What needs to be done | Write out the records beneath this line exactly as they appear, minus any images.

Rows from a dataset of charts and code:
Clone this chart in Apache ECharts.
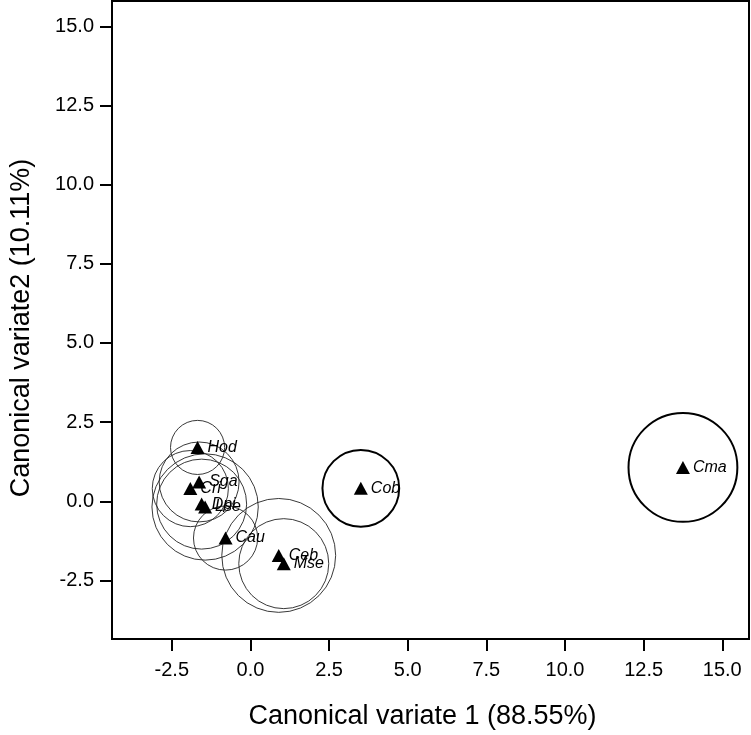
<!DOCTYPE html>
<html>
<head>
<meta charset="utf-8">
<script src="https://cdn.jsdelivr.net/npm/echarts@6/dist/echarts.min.js"></script>
<style>
html,body{margin:0;padding:0;background:#fff;}
#chart{width:751px;height:735px;}
</style>
</head>
<body>
<div id="chart"></div>
<script>
// ---- data ----
const groups  = ['Hod','Sga','Cri','Dpi','Lse','Cau','Ceb','Mse','Cob','Cma'];
const cv1     = [-1.68,-1.63,-1.91,-1.55,-1.44,-0.79,0.90,1.06,3.51,13.75];
const cv2     = [1.70,0.61,0.40,-0.09,-0.18,-1.16,-1.71,-1.97,0.41,1.07];
const radius  = [0.86,1.27,1.21,1.43,1.69,1.02,1.81,1.43,1.22,1.73];
const tickValues = [-2.5,0.0,2.5,5.0,7.5,10.0,12.5,15.0];
const xTitle = 'Canonical variate 1 (88.55%)';
const yTitle = 'Canonical variate2 (10.11%)';
const thickGroups = ['Cob','Cma'];

const FONT = '"Liberation Sans", Arial, sans-serif';
const chart = echarts.init(document.getElementById('chart'), null, {renderer:'canvas'});

const circleData = groups.map((g,i)=>[cv1[i], cv2[i], radius[i]]);
const pointData = groups.map((g,i)=>({name:g, value:[cv1[i], cv2[i]]}));

function axisCommon(margin){
  return {
    axisLine:{show:true, onZero:false, lineStyle:{color:'#000', width:2}},
    axisTick:{show:true, inside:false, length:12, lineStyle:{color:'#000', width:2}, customValues:tickValues},
    axisLabel:{show:true, color:'#000', fontFamily:FONT, fontSize:20, margin:margin,
      customValues:tickValues, formatter:v=>Number(v).toFixed(1)},
    splitLine:{show:false}
  };
}

const option = {
  backgroundColor:'#fff',
  animation:false,
  grid:{left:112, right:2, top:1, bottom:96, show:true, borderColor:'#000', borderWidth:2, backgroundColor:'transparent'},
  xAxis:Object.assign({type:'value', min:-4.4, max:15.85,
    name:xTitle, nameLocation:'middle', nameGap:64,
    nameTextStyle:{fontFamily:FONT, fontSize:27, color:'#000', padding:[0,16,0,0]}}, axisCommon(21)),
  yAxis:Object.assign({type:'value', min:-4.35, max:15.8,
    name:yTitle, nameLocation:'middle', nameGap:77,
    nameTextStyle:{fontFamily:FONT, fontSize:27, color:'#000', padding:[0,16,0,0]}}, axisCommon(18)),
  series:[
    {
      type:'custom',
      data:circleData,
      z:2,
      renderItem:function(params, api){
        const c = api.coord([api.value(0), api.value(1)]);
        const r = api.size([api.value(2), 0])[0];
        const name = groups[params.dataIndex];
        const thick = thickGroups.indexOf(name) >= 0;
        return {
          type:'circle',
          shape:{cx:c[0], cy:c[1], r:r},
          style:{fill:'none', stroke: thick ? '#000' : '#222', lineWidth: thick ? 2 : 0.9}
        };
      },
      silent:true
    },
    {
      type:'scatter',
      data:pointData,
      z:5,
      symbol:'triangle',
      symbolSize:[14,13],
      itemStyle:{color:'#000', opacity:1},
      label:{show:true, position:'right', distance:3, offset:[0,4],
        formatter:p=>p.name, fontFamily:FONT, fontStyle:'italic', fontSize:16, color:'#000'},
      labelLayout:{hideOverlap:false}
    }
  ]
};
chart.setOption(option);
</script>
</body>
</html>
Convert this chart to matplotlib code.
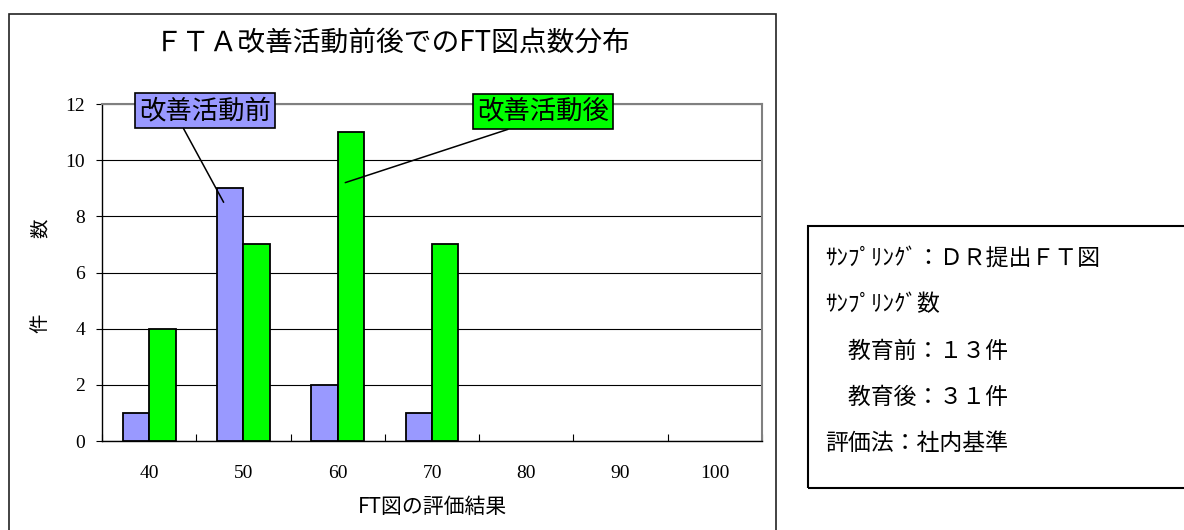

Final result |
Clone this chart in Apache ECharts.
<!DOCTYPE html>
<html>
<head>
<meta charset="utf-8">
<script src="https://cdn.jsdelivr.net/npm/echarts@6/dist/echarts.min.js"></script>
<style>
html,body{margin:0;padding:0;background:#fff;}
#chart{width:751px;height:735px;}
</style>
</head>
<body>
<div id="chart"></div>
<script>
// ---- data ----
const groups  = ['Hod','Sga','Cri','Dpi','Lse','Cau','Ceb','Mse','Cob','Cma'];
const cv1     = [-1.68,-1.63,-1.91,-1.55,-1.44,-0.79,0.90,1.06,3.51,13.75];
const cv2     = [1.70,0.61,0.40,-0.09,-0.18,-1.16,-1.71,-1.97,0.41,1.07];
const radius  = [0.86,1.27,1.21,1.43,1.69,1.02,1.81,1.43,1.22,1.73];
const tickValues = [-2.5,0.0,2.5,5.0,7.5,10.0,12.5,15.0];
const xTitle = 'Canonical variate 1 (88.55%)';
const yTitle = 'Canonical variate2 (10.11%)';
const thickGroups = ['Cob','Cma'];

const FONT = '"Liberation Sans", Arial, sans-serif';
const chart = echarts.init(document.getElementById('chart'), null, {renderer:'canvas'});

const circleData = groups.map((g,i)=>[cv1[i], cv2[i], radius[i]]);
const pointData = groups.map((g,i)=>({name:g, value:[cv1[i], cv2[i]]}));

function axisCommon(margin){
  return {
    axisLine:{show:true, onZero:false, lineStyle:{color:'#000', width:2}},
    axisTick:{show:true, inside:false, length:12, lineStyle:{color:'#000', width:2}, customValues:tickValues},
    axisLabel:{show:true, color:'#000', fontFamily:FONT, fontSize:20, margin:margin,
      customValues:tickValues, formatter:v=>Number(v).toFixed(1)},
    splitLine:{show:false}
  };
}

const option = {
  backgroundColor:'#fff',
  animation:false,
  grid:{left:112, right:2, top:1, bottom:96, show:true, borderColor:'#000', borderWidth:2, backgroundColor:'transparent'},
  xAxis:Object.assign({type:'value', min:-4.4, max:15.85,
    name:xTitle, nameLocation:'middle', nameGap:64,
    nameTextStyle:{fontFamily:FONT, fontSize:27, color:'#000', padding:[0,16,0,0]}}, axisCommon(21)),
  yAxis:Object.assign({type:'value', min:-4.35, max:15.8,
    name:yTitle, nameLocation:'middle', nameGap:77,
    nameTextStyle:{fontFamily:FONT, fontSize:27, color:'#000', padding:[0,16,0,0]}}, axisCommon(18)),
  series:[
    {
      type:'custom',
      data:circleData,
      z:2,
      renderItem:function(params, api){
        const c = api.coord([api.value(0), api.value(1)]);
        const r = api.size([api.value(2), 0])[0];
        const name = groups[params.dataIndex];
        const thick = thickGroups.indexOf(name) >= 0;
        return {
          type:'circle',
          shape:{cx:c[0], cy:c[1], r:r},
          style:{fill:'none', stroke: thick ? '#000' : '#222', lineWidth: thick ? 2 : 0.9}
        };
      },
      silent:true
    },
    {
      type:'scatter',
      data:pointData,
      z:5,
      symbol:'triangle',
      symbolSize:[14,13],
      itemStyle:{color:'#000', opacity:1},
      label:{show:true, position:'right', distance:3, offset:[0,4],
        formatter:p=>p.name, fontFamily:FONT, fontStyle:'italic', fontSize:16, color:'#000'},
      labelLayout:{hideOverlap:false}
    }
  ]
};
chart.setOption(option);
</script>
</body>
</html>
Convert this chart to matplotlib code.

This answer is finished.